我が家のサンタさんは、エンターテイナーで謎解きクリエイターだった。
クリスマスの朝、枕元を確認するとブーツ型の袋にいっぱい入ったお菓子と封筒がセットされていた。封筒の中には「メリークリスマス!いい子にしていたかな?ママのお手伝いと勉強を頑張るいい子にはプレゼントを贈らないといけないね!グルグル回る銀色はどこにあるかな?」と書いてある手紙が一通。
これの正解は家にある洗濯機なのだが、その中には「よくわかったね!さすがママのお手伝いをいっぱいしているからだね!次はこの写真に写っている物はどこにあるだろう?」という手紙と一枚の写真。

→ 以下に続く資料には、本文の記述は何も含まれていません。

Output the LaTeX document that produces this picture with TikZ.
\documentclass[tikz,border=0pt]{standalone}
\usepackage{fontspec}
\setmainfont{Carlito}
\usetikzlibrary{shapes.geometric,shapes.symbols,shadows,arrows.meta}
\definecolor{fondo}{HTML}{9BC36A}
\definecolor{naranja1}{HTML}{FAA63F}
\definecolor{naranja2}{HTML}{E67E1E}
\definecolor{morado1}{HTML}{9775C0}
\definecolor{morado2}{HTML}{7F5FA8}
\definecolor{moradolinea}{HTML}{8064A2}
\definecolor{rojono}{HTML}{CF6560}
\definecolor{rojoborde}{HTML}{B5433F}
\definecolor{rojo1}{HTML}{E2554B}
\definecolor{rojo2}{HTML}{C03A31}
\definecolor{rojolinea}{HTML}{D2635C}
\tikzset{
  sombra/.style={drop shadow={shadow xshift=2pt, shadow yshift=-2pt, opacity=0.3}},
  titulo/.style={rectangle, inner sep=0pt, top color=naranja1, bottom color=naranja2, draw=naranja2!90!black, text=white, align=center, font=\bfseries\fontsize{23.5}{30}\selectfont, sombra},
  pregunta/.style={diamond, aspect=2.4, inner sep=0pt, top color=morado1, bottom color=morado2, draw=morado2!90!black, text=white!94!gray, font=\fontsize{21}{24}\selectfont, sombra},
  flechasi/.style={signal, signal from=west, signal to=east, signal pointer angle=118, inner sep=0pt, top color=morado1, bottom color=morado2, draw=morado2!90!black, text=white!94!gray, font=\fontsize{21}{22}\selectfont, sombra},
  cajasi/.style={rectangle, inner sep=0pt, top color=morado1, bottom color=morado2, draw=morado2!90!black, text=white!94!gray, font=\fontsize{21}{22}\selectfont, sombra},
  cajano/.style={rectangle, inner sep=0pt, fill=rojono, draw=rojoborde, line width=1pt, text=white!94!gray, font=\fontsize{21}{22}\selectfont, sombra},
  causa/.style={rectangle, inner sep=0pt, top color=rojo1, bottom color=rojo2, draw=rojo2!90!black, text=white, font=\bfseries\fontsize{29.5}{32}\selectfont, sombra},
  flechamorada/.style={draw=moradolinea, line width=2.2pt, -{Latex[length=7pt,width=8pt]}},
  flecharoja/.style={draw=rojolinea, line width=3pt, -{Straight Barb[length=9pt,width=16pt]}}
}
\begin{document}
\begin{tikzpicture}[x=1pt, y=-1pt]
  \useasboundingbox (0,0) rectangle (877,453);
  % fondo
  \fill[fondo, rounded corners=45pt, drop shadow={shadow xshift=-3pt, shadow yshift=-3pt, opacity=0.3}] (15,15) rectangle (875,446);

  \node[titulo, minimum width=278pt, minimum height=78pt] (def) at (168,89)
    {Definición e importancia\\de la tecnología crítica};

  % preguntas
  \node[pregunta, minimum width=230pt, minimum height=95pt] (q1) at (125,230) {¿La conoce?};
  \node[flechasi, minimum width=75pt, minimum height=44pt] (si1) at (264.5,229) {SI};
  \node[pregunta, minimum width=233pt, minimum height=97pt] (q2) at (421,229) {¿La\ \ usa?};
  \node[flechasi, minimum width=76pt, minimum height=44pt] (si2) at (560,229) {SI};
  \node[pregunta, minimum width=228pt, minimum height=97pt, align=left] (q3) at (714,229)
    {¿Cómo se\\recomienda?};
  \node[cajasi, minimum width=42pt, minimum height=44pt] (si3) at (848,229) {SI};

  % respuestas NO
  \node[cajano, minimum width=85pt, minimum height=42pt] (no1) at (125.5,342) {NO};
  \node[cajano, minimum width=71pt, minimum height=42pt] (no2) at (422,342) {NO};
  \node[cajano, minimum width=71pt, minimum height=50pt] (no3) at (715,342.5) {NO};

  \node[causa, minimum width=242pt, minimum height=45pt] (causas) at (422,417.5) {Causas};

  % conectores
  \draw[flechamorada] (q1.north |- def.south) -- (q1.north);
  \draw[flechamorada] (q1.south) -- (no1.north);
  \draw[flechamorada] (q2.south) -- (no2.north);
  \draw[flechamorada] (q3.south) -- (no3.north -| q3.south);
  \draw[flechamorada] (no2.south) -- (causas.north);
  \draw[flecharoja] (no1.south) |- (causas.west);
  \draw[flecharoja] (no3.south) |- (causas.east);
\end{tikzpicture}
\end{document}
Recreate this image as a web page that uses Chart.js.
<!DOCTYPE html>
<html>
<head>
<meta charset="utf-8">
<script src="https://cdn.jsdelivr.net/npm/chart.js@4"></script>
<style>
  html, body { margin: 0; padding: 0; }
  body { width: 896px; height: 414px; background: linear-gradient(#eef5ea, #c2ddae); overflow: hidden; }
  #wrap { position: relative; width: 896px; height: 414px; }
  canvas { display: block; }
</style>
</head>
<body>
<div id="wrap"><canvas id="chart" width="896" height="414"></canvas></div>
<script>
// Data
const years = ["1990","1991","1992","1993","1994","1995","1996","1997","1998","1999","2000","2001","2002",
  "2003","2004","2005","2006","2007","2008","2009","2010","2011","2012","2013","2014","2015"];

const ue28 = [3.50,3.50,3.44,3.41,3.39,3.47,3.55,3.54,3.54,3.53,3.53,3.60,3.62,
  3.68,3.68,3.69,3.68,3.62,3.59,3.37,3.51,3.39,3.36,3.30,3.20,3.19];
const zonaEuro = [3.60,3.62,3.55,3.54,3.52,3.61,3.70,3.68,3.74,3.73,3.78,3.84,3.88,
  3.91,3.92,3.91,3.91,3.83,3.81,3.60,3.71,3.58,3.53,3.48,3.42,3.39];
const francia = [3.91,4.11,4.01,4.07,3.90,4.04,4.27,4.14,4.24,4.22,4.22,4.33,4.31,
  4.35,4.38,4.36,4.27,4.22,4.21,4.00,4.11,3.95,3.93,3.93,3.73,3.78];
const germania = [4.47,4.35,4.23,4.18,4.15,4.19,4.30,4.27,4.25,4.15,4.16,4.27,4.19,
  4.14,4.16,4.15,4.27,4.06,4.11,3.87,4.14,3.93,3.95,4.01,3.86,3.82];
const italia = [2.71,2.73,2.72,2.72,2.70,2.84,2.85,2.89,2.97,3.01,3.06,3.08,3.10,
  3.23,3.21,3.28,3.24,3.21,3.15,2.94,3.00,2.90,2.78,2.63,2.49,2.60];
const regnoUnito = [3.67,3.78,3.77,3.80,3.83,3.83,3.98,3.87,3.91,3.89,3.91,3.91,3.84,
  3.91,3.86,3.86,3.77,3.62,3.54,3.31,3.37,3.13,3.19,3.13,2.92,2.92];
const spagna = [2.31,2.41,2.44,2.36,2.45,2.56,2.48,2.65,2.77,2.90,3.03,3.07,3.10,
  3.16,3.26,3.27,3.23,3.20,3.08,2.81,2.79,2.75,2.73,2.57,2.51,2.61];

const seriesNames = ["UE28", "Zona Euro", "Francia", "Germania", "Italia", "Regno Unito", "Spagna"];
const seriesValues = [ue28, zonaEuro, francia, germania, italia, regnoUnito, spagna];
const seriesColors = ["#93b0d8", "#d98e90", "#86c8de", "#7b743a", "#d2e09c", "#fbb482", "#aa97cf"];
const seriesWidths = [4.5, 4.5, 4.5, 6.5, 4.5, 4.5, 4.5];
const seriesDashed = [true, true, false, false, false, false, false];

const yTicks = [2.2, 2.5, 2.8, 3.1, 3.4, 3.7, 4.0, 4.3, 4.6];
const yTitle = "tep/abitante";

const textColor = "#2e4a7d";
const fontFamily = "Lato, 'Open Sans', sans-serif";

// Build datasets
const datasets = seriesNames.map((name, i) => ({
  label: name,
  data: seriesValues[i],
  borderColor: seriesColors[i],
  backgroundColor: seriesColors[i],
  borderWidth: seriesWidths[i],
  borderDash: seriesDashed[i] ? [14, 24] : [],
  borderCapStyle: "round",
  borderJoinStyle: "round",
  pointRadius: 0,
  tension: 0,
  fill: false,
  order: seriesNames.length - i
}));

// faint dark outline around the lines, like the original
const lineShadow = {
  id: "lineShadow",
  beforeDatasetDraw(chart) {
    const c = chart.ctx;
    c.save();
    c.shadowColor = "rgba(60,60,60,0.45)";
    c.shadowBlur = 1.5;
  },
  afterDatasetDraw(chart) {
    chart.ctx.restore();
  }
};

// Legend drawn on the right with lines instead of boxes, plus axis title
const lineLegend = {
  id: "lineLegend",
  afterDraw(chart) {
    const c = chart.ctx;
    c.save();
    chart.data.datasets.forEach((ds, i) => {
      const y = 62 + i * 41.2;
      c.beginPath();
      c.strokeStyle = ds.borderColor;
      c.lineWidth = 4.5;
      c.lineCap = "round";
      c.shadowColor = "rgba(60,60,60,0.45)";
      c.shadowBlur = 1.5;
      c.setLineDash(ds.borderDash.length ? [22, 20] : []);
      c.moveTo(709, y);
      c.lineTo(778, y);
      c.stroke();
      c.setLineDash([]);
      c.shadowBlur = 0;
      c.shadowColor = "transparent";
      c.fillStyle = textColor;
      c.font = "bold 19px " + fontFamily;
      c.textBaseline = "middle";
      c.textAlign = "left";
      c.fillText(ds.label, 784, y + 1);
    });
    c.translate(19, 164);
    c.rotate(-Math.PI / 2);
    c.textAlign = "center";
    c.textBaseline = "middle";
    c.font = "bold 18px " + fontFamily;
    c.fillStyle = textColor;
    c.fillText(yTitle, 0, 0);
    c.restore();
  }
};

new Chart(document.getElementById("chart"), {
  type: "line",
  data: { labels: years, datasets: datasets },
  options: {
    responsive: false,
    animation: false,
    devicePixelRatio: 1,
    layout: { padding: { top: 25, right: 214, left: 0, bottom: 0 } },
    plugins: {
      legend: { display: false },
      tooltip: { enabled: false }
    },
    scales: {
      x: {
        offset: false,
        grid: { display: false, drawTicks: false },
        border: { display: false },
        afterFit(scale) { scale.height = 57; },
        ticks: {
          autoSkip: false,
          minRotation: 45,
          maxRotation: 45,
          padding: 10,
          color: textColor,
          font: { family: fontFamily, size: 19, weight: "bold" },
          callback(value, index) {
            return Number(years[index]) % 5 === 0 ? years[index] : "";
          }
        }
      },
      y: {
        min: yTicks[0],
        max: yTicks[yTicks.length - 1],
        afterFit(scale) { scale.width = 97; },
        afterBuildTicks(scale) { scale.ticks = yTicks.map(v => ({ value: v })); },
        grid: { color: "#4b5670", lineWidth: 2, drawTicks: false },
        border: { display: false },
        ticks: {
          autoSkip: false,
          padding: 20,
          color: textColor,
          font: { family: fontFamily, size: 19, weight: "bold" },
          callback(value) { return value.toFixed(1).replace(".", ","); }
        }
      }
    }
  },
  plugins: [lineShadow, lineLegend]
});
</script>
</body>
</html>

サンタさんの謎解きを進めると、最後に欲しかったものが待っている

こうしてサンタさんから出される謎解きを進めていくと、最後に欲しかったものが待っているという変わったイベントが私のクリスマスだった。
道中もお菓子やちょっとしたおもちゃなどが贈られていたので、大盤振る舞いだったなと今思い返すとサンタさんには驚かされる。
加えて私が小学3年生の時に弟が出来たので、二人分のプレゼントでてんこ盛りだったのだ。サンタさんは二人に平等にプレゼントやお菓子を贈ってくれた。
中学生になると私にはサンタさんは来なくなったが、薄々母なのだろうと察していた歳の割に大人びていた私は「母子家庭なのだから、これで少しは負担も減らせるだろう」などと考えていた。
可愛げのない中学生だったに違いない。それでも母は毎年ちょっとしたクリスマスプレゼントを私にもくれた。
デバイスに繋げて音楽を流すとノリノリで動くクマのスピーカーやハンドクリーム、マフラーや手袋。出かけ先から戻ると自室の枕元にプレゼントが置いてあって、一人でニヤニヤしていたのを覚えている。何歳になっても嬉しいものは嬉しいのだ。

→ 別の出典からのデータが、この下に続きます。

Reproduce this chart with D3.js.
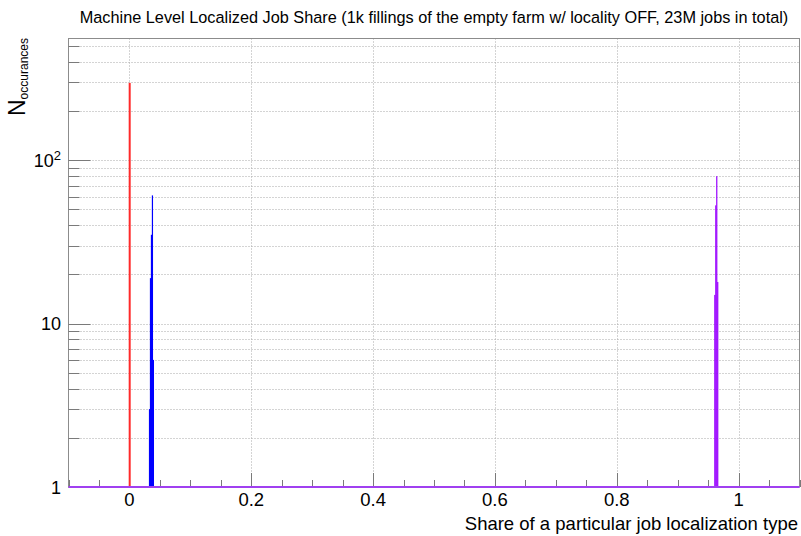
<!DOCTYPE html>
<html><head><meta charset="utf-8">
<script src="https://cdn.jsdelivr.net/npm/d3@7"></script>
<style>body{margin:0;background:#fff}svg{display:block;font-family:"Liberation Sans",Arial,sans-serif}</style>
</head><body><svg id="c" width="801" height="536"></svg>
<script>
const title = "Machine Level Localized Job Share (1k fillings of the empty farm w/ locality OFF, 23M jobs in total)";
const xTitle = "Share of a particular job localization type";
const binWidth = 0.0016;
// red series: bin low edges and counts
const redX = [-0.0012];
const redN = [298];
// blue series
const blueX = [0.0320, 0.0336, 0.0352, 0.0368, 0.0384];
const blueN = [3, 19, 35, 61, 6];
// violet series
const violetX = [0.9600, 0.9616, 0.9632, 0.9648];
const violetN = [15, 53, 80, 18];
const xTicks = [0, 0.2, 0.4, 0.6, 0.8, 1];
const xTickLabels = ["0", "0.2", "0.4", "0.6", "0.8", "1"];
const yMajor = [1, 10, 100];

const svg = d3.select("#c");
const L = 68.5, R = 799.5, T = 38.5, B = 487;
const x = d3.scaleLinear().domain([-0.1, 1.1]).range([L, R]);
const y = d3.scaleLog().domain([1, 557]).range([B, T]);

// grid
const yAll = [];
for (let d = 1; d <= 100; d *= 10) for (let k = 1; k <= 9; k++) { const v = d * k; if (v <= 557) yAll.push(v); }
const grid = svg.append("g").attr("stroke", "#a8a8a8").attr("stroke-dasharray", "1,2").attr("stroke-width", 1);
grid.selectAll("line.gy").data(yAll.filter(v => v > 1)).enter().append("line")
  .attr("x1", L).attr("x2", R).attr("y1", d => Math.round(y(d)) + 0.5).attr("y2", d => Math.round(y(d)) + 0.5);
grid.selectAll("line.gx").data(xTicks).enter().append("line")
  .attr("x1", d => Math.round(x(d)) + 0.5).attr("x2", d => Math.round(x(d)) + 0.5).attr("y1", T).attr("y2", B);

// frame
svg.append("rect").attr("x", L).attr("y", T).attr("width", R - L).attr("height", B - T)
  .attr("fill", "none").attr("stroke", "#8c8c8c").attr("stroke-width", 1);

// y ticks
const yt = svg.append("g").attr("stroke", "#7a7a7a").attr("stroke-width", 1);
yt.selectAll("line").data(yAll).enter().append("line")
  .attr("x1", L).attr("x2", d => L + (yMajor.includes(d) ? 22 : 11))
  .attr("y1", d => Math.round(y(d)) + 0.5).attr("y2", d => Math.round(y(d)) + 0.5);

// x ticks
const xMinor = d3.range(-0.1, 1.1001, 0.05).map(v => +v.toFixed(3));
const xt = svg.append("g").attr("stroke", "#7a7a7a").attr("stroke-width", 1);
xt.selectAll("line").data(xMinor).enter().append("line")
  .attr("x1", d => Math.round(x(d)) + 0.5).attr("x2", d => Math.round(x(d)) + 0.5)
  .attr("y1", B).attr("y2", d => B - (Math.abs(Math.round(d * 10) - d * 10) < 1e-6 && Math.round(d * 10) % 2 === 0 ? 14 : 7));

// histograms
function hist(xs, ns, color, minW) {
  svg.append("g").selectAll("rect").data(xs.map((v, i) => ({ x0: v, n: ns[i] }))).enter().append("rect")
    .attr("x", d => x(d.x0)).attr("width", d => Math.max(minW, x(d.x0 + binWidth) - x(d.x0)))
    .attr("y", d => y(d.n)).attr("height", d => B - y(d.n)).attr("fill", color);
}
hist(redX, redN, "#ff2a2a", 2);
hist(blueX, blueN, "#0000ff", 1.2);
hist(violetX, violetN, "#9900ff", 1.2);

// bottom baseline (histogram at zero level)
svg.append("line").attr("x1", L).attr("x2", R).attr("y1", B).attr("y2", B)
  .attr("stroke", "#a040f0").attr("stroke-width", 2);

// y labels
const yl = svg.append("g").attr("font-size", 18).attr("fill", "#000").attr("text-anchor", "end");
yl.append("text").attr("x", 61).attr("y", y(1) + 6.5).text("1");
yl.append("text").attr("x", 61).attr("y", y(10) + 6.5).text("10");
const t100 = yl.append("text").attr("x", 61).attr("y", y(100) + 6.5);
t100.append("tspan").text("10");
t100.append("tspan").attr("font-size", 13).attr("dy", -7).text("2");

// x labels
svg.append("g").attr("font-size", 18.5).attr("text-anchor", "middle").selectAll("text")
  .data(xTicks).enter().append("text").attr("x", d => x(d)).attr("y", 506).text((d, i) => xTickLabels[i]);

// axis titles
svg.append("text").attr("x", 798).attr("y", 530).attr("text-anchor", "end").attr("font-size", 18.5).text(xTitle);
const yTitle = svg.append("text").attr("transform", "translate(25,38) rotate(-90)").attr("text-anchor", "end");
yTitle.append("tspan").attr("font-size", 23).text("N");
yTitle.append("tspan").attr("font-size", 12).attr("dy", 3).text("occurances");

// title
svg.append("text").attr("x", 434).attr("y", 23).attr("text-anchor", "middle").attr("font-size", 16.3).text(title);
</script></body></html>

小学6年生になった弟の最後のクリスマス、私もついにサンタ業に着手

そんな私も大人になり、サンタ業に着手する時がきた。それも小学6年生になった弟の最後のクリスマスで。
母と二人で謎解きを考え、最適かつ複雑なコースを作り、プレゼントを家中にばら撒く。メッセージカードにはイラストが得意な私が絵を描き加えて、母が謎解きを書き込む。長い夜があっという間に過ぎていったのを覚えている。
起きてこないか監視したり、起こさないようにコソコソと家の中を行ったり来たり。プレゼントを運び込んでセットしたり。楽しいサンタ業デビューをした。
「どうせなら変な被り物を被せよう」
と、事前にバラエティーショップで買っておいたおもしろグッズを枕元に置いておき、素直にそれを被って起きてくる弟を見て母と二人で大笑いした。そして中学生になった弟の元にもサンタさんは現れなくなった。
今のところはサンタ業に復職する予定はないし、私にプレゼントを贈るサンタさんもいない。
でももしかしたら数年後、またエンターテイナーで謎解きクリエイターなサンタさんが日本のどこかに現れて、家中にプレゼントをばら撒くなんて事が起きるかもしれない。
そんな事を考えつつ、私は街中を流れるクリスマスソングと煌びやかな電飾を眺めながら家族で食べるクリスマスケーキを選んでいるのである。